So there, at the top of the landing, my father repeats, “Sally, tell your mother she--“

“NO!” I yell. I charge up the stairs, staring my father down as I make my way toward my bedroom. He grabs my wrist with his other hand. My father is a strong man. And belligerent. I am trapped. “FINE!” I yell at my father. I level a flat look at my mom. I just want to go to my room. These constant fights are so annoying…why the hell did I come home? I say flatly, “Mom, you’re an alcoholic.”

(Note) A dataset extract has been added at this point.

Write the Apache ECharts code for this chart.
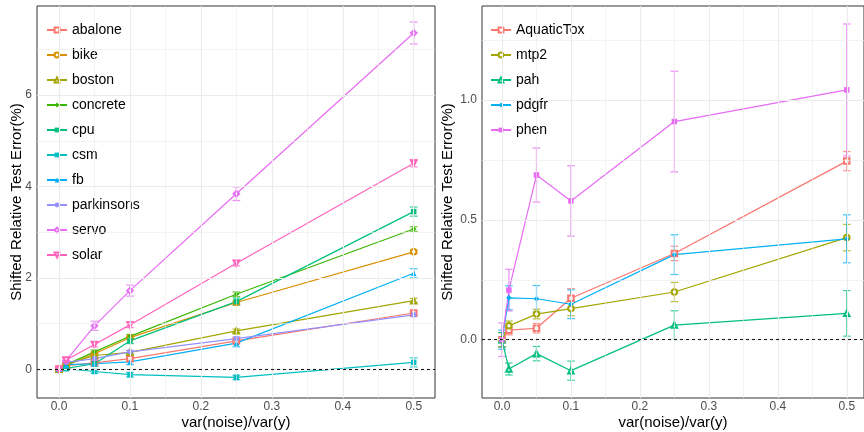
<!DOCTYPE html>
<html><head><meta charset="utf-8">
<script src="https://cdn.jsdelivr.net/npm/echarts@6/dist/echarts.min.js"></script>
<style>html,body{margin:0;padding:0;background:#fff}#c{width:864px;height:432px}</style>
</head><body><div id="c"></div>
<script>
// ---- data ----
const noiseLevels = [0, 0.01, 0.05, 0.1, 0.25, 0.5];

const leftNames = ['abalone','bike','boston','concrete','cpu','csm','fb','parkinsons','servo','solar'];
const abalone    = [0, 0.08, 0.14, 0.23, 0.62, 1.23];
const bike       = [0, 0.08, 0.34, 0.69, 1.46, 2.57];
const boston     = [0, 0.10, 0.30, 0.37, 0.84, 1.50];
const concrete   = [0, 0.10, 0.38, 0.72, 1.64, 3.07];
const cpu        = [0, 0.02, 0.12, 0.62, 1.48, 3.45];
const csm        = [0, 0.01, -0.05, -0.12, -0.18, 0.15];
const fb         = [0, 0.10, 0.12, 0.16, 0.57, 2.10];
const parkinsons = [0, 0.15, 0.23, 0.38, 0.67, 1.19];
const servo      = [0, 0.19, 0.95, 1.72, 3.84, 7.36];
const solar      = [0, 0.20, 0.54, 0.97, 2.32, 4.51];

const abaloneErr    = [0.03, 0.03, 0.03, 0.04, 0.04, 0.04];
const bikeErr       = [0.03, 0.03, 0.03, 0.03, 0.04, 0.04];
const bostonErr     = [0.03, 0.03, 0.03, 0.04, 0.04, 0.05];
const concreteErr   = [0.03, 0.03, 0.04, 0.04, 0.05, 0.05];
const cpuErr        = [0.03, 0.03, 0.04, 0.06, 0.08, 0.10];
const csmErr        = [0.03, 0.03, 0.04, 0.05, 0.05, 0.10];
const fbErr         = [0.03, 0.03, 0.05, 0.06, 0.08, 0.10];
const parkinsonsErr = [0.03, 0.03, 0.03, 0.03, 0.04, 0.04];
const servoErr      = [0.03, 0.05, 0.10, 0.12, 0.15, 0.24];
const solarErr      = [0.03, 0.05, 0.05, 0.06, 0.06, 0.08];

const rightNames = ['AquaticTox','mtp2','pah','pdgfr','phen'];
const AquaticTox = [0, 0.040, 0.048, 0.173, 0.360, 0.745];
const mtp2       = [0, 0.058, 0.107, 0.130, 0.199, 0.426];
const pah        = [0, -0.122, -0.058, -0.129, 0.061, 0.110];
const pdgfr      = [0, 0.175, 0.171, 0.148, 0.355, 0.421];
const phen       = [0, 0.207, 0.687, 0.579, 0.910, 1.042];

const AquaticToxErr = [0.03, 0.02, 0.02, 0.04, 0.03, 0.04];
const mtp2Err       = [0.03, 0.02, 0.02, 0.03, 0.04, 0.055];
const pahErr        = [0.03, 0.025, 0.03, 0.04, 0.06, 0.095];
const pdgfrErr      = [0.04, 0.05, 0.055, 0.06, 0.083, 0.10];
const phenErr       = [0.07, 0.087, 0.113, 0.147, 0.21, 0.275];

const xTicks = [0, 0.1, 0.2, 0.3, 0.4, 0.5];
const xMinor = [0.05, 0.15, 0.25, 0.35, 0.45];
const leftYTicks = [0, 2, 4, 6];
const leftYMinor = [1, 3, 5, 7];
const rightYTicks = [0, 0.5, 1.0];
const rightYMinor = [0.25, 0.75, 1.25];

// ---- styling ----
const leftValues = {abalone, bike, boston, concrete, cpu, csm, fb, parkinsons, servo, solar};
const leftErrs = {abalone: abaloneErr, bike: bikeErr, boston: bostonErr, concrete: concreteErr, cpu: cpuErr,
  csm: csmErr, fb: fbErr, parkinsons: parkinsonsErr, servo: servoErr, solar: solarErr};
const rightValues = {AquaticTox, mtp2, pah, pdgfr, phen};
const rightErrs = {AquaticTox: AquaticToxErr, mtp2: mtp2Err, pah: pahErr, pdgfr: pdgfrErr, phen: phenErr};

const leftColors = ['#F8766D','#D89000','#A3A500','#39B600','#00BF7D','#00BFC4','#00B0F6','#9590FF','#E76BF3','#FF62BC'];
const leftSymbols = ['emptyRect','emptyCircle','emptyTriangle','diamond','rect','rect','triangle','circle','emptyDiamond','emptyTriangle'];
const leftRot = [0,0,0,0,0,0,0,0,0,180];
const rightColors = ['#F8766D','#A3A500','#00BF7D','#00B0F6','#E76BF3'];
const rightSymbols = ['emptyRect','emptyCircle','emptyTriangle','diamond','rect'];

const FONT = '"Liberation Sans", Arial, Helvetica, sans-serif';

function gridLineSeries(xi, xt, xm, yt, ym) {
  const data = [];
  xm.forEach(v => data.push({xAxis: v, lineStyle: {width: 0.6}}));
  ym.forEach(v => data.push({yAxis: v, lineStyle: {width: 0.6}}));
  xt.forEach(v => data.push({xAxis: v, lineStyle: {width: 1.1}}));
  yt.forEach(v => data.push({yAxis: v, lineStyle: {width: 1.1}}));
  data.push({yAxis: 0, lineStyle: {width: 1.1, color: '#1a1a1a', type: [3, 3]}});
  return {
    type: 'line', name: '_grid' + xi, xAxisIndex: xi, yAxisIndex: xi, data: [], z: 0,
    silent: true,
    markLine: {silent: true, symbol: 'none', label: {show: false}, animation: false,
      lineStyle: {color: '#EBEBEB', type: 'solid'}, data}
  };
}

function errSeries(name, xi, color, vals, errs) {
  return {
    type: 'custom', name: name + '_err', xAxisIndex: xi, yAxisIndex: xi, z: 2, silent: true,
    data: noiseLevels.map((x, i) => [x, vals[i] - errs[i], vals[i] + errs[i]]),
    encode: {x: 0, y: [1, 2]},
    renderItem: function (params, api) {
      const x = api.value(0), lo = api.value(1), hi = api.value(2);
      const pLo = api.coord([x, lo]), pHi = api.coord([x, hi]);
      const cL = api.coord([x - 0.0055, lo]), cR = api.coord([x + 0.0055, lo]);
      const hw = (cR[0] - cL[0]) / 2;
      const st = {stroke: color, lineWidth: 1.2, opacity: 0.75};
      return {type: 'group', children: [
        {type: 'line', shape: {x1: pLo[0], y1: pLo[1], x2: pHi[0], y2: pHi[1]}, style: st},
        {type: 'line', shape: {x1: pLo[0] - hw, y1: pLo[1], x2: pLo[0] + hw, y2: pLo[1]}, style: st},
        {type: 'line', shape: {x1: pHi[0] - hw, y1: pHi[1], x2: pHi[0] + hw, y2: pHi[1]}, style: st}
      ]};
    }
  };
}

function lineSeries(name, xi, color, sym, rot, vals) {
  return {
    type: 'line', name, xAxisIndex: xi, yAxisIndex: xi, z: 3,
    data: noiseLevels.map((x, i) => [x, vals[i]]),
    symbol: sym, symbolSize: 5.5, symbolRotate: rot,
    lineStyle: {color, width: 1.2}, itemStyle: {color, borderWidth: 1.1}
  };
}

const series = [];
series.push(gridLineSeries(0, xTicks, xMinor, leftYTicks, leftYMinor));
series.push(gridLineSeries(1, xTicks, xMinor, rightYTicks, rightYMinor));
leftNames.forEach((n, i) => series.push(errSeries(n, 0, leftColors[i], leftValues[n], leftErrs[n])));
rightNames.forEach((n, i) => series.push(errSeries(n, 1, rightColors[i], rightValues[n], rightErrs[n])));
leftNames.forEach((n, i) => series.push(lineSeries(n, 0, leftColors[i], leftSymbols[i], leftRot[i], leftValues[n])));
rightNames.forEach((n, i) => series.push(lineSeries(n, 1, rightColors[i], rightSymbols[i], 0, rightValues[n])));

function xAxis(gi, min, max) {
  return {
    type: 'value', gridIndex: gi, min, max,
    name: 'var(noise)/var(y)', nameLocation: 'middle', nameGap: 17, nameMoveOverlap: false,
    nameTextStyle: {fontFamily: FONT, fontSize: 15, color: '#000'},
    axisLine: {show: false},
    axisTick: {show: true, customValues: xTicks, length: 4, lineStyle: {color: '#333', width: 1}},
    axisLabel: {customValues: xTicks, formatter: v => v.toFixed(1), fontFamily: FONT, fontSize: 12, color: '#4D4D4D', margin: 3},
    splitLine: {show: false}
  };
}
function yAxis(gi, min, max, ticks, fmt, gap) {
  return {
    type: 'value', gridIndex: gi, min, max,
    name: 'Shifted Relative Test Error(%)', nameLocation: 'middle', nameGap: gap, nameMoveOverlap: false,
    nameTextStyle: {fontFamily: FONT, fontSize: 15, color: '#000'},
    axisLine: {show: false},
    axisTick: {show: true, customValues: ticks, length: 4, lineStyle: {color: '#333', width: 1}},
    axisLabel: {customValues: ticks, formatter: fmt, fontFamily: FONT, fontSize: 12, color: '#4D4D4D', margin: 5},
    splitLine: {show: false}
  };
}

function legend(names, left) {
  return {
    data: names, orient: 'vertical', left, top: 17, padding: [6, 6, 6, 6],
    backgroundColor: '#fff', itemWidth: 20, itemHeight: 6, itemGap: 11,
    textStyle: {fontFamily: FONT, fontSize: 14, color: '#000'},
    selectedMode: false
  };
}

const chart = echarts.init(document.getElementById('c'), null, {renderer: 'canvas'});
chart.setOption({
  animation: false,
  backgroundColor: '#fff',
  grid: [
    {left: 37, top: 6, width: 398, bottom: 34, show: true, borderColor: '#333', borderWidth: 1, backgroundColor: 'transparent', outerBoundsMode: 'none', containLabel: false},
    {left: 482, top: 6, right: 0, bottom: 34, show: true, borderColor: '#333', borderWidth: 1, backgroundColor: 'transparent', outerBoundsMode: 'none', containLabel: false}
  ],
  xAxis: [xAxis(0, -0.031, 0.530), xAxis(1, -0.029, 0.525)],
  yAxis: [
    yAxis(0, -0.63, 7.95, leftYTicks, v => String(v), 12.5),
    yAxis(1, -0.243, 1.392, rightYTicks, v => v.toFixed(1), 26.5)
  ],
  legend: [legend(leftNames, 40), legend(rightNames, 484)],
  series
});
</script></body></html>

Immediately, my father drops our wrists and jogs downstairs like he’s late for a tennis match. I’m now face to face with my mother. She has morphed into someone, something I have never seen before. I’m now on the receiving end of her full-blown rage. And she has been drinking! In sheer terror, my adrenalin surges into flight mode and I swiftly turn and run to my room. She almost grabs hold of my arm, but I am faster. Thank God I can lock my door! She pounds on it with both fists and I slide down, my back against the door, bracing it. My heart is pounding in my chest. I’m enraged at my father.

I realize that if my mom had caught me she would have physically assaulted me. No question. And if she had, I would have pressed endangerment charges against my father. No question.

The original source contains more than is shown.